Frederick Collignon and Susan Schweik

Together, Drs. Collignon and Schweik have "demonstrated decades of pioneering work locally and nationally on behalf of disability-related research, curriculum development and teaching, mentoring, and public service leading to a variety of significant institutional reforms on campus, in the city of Berkeley, and at the national level of federal policy."

Professors Sue Schweik and Fred CollignonDr. Frederick Collignon is Undergraduate Dean of the College of Environmental Design, Associate Professor of City & Regional Planning, and the co-chair of the Disability Studies Program. He has been involved in disability policy studies and efforts since arriving on campus in 1970. Professor Collignon has held the Carmel Friesen Chair in Urban Studies and with Professor Schweik, the U.C. President's Chair for Undergraduate Education. Professor Collignon has mentored numerous students who have gone on to become leaders of the disability rights movement, including a former student who helped to open the first Center for Independent Living (CIL). This mentorship has had direct influence in transforming the lives of disabled persons around the world. Professor Collignon is founder of Berkeley Planning Associates (BPA), a national planning and public policy firm whose work has been influential in setting standards for national CILs. His work with BPA was instrumental in the passage of the 1990 Americans With Disabilities Act. On the local level, Professor Collignon has been a Berkeley city council member, vice mayor, and member of the planning commission for 7 years. Nationally, Professor Collignon has provided management consulting to governments and community agencies in over 40 states.

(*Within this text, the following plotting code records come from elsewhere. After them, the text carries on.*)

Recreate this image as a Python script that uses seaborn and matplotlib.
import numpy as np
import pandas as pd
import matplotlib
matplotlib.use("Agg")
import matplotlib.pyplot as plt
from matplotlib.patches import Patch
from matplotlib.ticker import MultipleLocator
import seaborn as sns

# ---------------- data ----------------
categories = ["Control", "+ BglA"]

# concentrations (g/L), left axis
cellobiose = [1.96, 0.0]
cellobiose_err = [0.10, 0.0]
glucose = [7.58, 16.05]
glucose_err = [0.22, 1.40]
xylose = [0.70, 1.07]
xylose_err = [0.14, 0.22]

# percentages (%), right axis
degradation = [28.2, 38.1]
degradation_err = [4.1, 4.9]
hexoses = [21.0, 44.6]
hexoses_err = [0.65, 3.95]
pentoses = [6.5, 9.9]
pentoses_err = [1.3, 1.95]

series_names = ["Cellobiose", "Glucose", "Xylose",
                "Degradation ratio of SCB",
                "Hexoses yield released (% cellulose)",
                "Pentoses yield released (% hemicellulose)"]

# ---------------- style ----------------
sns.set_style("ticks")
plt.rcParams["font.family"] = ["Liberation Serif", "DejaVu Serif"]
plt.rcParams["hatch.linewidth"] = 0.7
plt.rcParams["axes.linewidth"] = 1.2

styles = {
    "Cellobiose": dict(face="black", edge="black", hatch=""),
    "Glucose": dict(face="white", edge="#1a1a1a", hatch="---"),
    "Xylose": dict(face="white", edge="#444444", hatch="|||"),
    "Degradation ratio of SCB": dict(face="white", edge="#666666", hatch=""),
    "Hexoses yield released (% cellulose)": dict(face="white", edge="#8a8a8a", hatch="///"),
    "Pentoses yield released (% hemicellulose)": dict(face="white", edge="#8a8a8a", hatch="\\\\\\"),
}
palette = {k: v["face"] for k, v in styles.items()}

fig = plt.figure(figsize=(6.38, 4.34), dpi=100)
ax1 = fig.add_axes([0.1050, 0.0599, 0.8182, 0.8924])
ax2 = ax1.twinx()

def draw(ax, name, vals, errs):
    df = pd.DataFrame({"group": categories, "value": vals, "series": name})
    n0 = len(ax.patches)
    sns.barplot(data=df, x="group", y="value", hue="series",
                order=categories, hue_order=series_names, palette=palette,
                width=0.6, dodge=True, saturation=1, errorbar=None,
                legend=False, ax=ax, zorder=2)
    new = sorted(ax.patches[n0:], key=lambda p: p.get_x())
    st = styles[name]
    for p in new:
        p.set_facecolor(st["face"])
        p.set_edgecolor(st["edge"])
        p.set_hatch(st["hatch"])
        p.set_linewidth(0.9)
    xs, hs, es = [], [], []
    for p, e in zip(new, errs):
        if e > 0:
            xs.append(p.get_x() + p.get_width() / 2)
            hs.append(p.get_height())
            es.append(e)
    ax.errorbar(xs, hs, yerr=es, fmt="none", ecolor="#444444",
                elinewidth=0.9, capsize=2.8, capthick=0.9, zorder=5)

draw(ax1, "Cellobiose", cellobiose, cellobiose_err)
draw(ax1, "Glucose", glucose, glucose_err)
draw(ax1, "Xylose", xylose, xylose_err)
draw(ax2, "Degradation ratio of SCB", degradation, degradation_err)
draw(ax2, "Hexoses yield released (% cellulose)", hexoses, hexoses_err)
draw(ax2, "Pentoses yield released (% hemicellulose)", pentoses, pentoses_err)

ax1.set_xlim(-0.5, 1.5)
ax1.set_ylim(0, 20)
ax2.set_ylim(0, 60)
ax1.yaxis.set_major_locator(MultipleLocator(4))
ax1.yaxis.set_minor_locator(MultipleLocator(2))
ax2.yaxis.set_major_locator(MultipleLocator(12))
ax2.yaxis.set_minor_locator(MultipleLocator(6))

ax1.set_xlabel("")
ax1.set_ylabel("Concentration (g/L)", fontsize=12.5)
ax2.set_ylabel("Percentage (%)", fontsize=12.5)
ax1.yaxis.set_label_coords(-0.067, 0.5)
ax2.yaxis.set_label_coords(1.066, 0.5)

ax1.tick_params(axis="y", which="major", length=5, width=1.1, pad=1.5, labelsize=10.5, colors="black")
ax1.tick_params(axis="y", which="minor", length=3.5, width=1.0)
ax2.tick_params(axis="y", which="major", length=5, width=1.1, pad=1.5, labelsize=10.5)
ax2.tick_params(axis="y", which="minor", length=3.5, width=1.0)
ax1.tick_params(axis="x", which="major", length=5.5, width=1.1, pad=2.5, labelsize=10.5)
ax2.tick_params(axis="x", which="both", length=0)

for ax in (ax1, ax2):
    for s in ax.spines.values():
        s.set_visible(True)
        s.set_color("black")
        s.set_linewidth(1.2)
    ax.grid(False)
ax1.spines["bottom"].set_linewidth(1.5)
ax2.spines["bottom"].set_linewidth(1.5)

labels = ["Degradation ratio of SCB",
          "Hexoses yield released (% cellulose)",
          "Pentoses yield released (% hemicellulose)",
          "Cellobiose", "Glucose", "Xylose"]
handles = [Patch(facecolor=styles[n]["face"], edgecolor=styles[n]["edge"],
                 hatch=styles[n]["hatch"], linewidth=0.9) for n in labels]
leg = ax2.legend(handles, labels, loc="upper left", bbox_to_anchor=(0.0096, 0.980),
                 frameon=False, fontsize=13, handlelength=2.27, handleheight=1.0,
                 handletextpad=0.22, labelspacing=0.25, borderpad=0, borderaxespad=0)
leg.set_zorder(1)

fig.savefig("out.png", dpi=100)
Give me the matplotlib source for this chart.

Dr. Susan Schweik is Associate Professor of English and co-chair and lead faculty of the Disabilities Studies Program. Professor Schweik has been instrumental in the development of Disability Studies at Berkeley. She has constructed and co-taught a number of highly attended, rigorous courses that have provided students with an opportunity to learn from leading disabilities scholars and activists from around the world. Professor Schweik has helped to create and sponsor such innovative and campus-altering courses such as the Inclusion Initiative which offers an attached seminar on the history of the independent living movement and the politics and theories of attendant care. The Inclusion Initiative places students in jobs as personal care attendants and has significantly increased the number of available local personal care assistants for disabled UC Berkeley students. In addition to her teaching and scholarly work, Professor Schweik has been a steadfast mentor for undergraduate and graduate students with disabilities. She is also co-coordinator, along with Fred Collignon, of the Ed Roberts Postdoctoral Fellowships in Disability Studies program at Berkeley. Professor Schweik is currently completing a book entitled The American Ugly Laws, a social and cultural history of an ordinance adopted by many American cities in the late nineteenth and early twentieth centuries that prohibited "diseased," "maimed," and "deformed" people from exposing themselves to public view.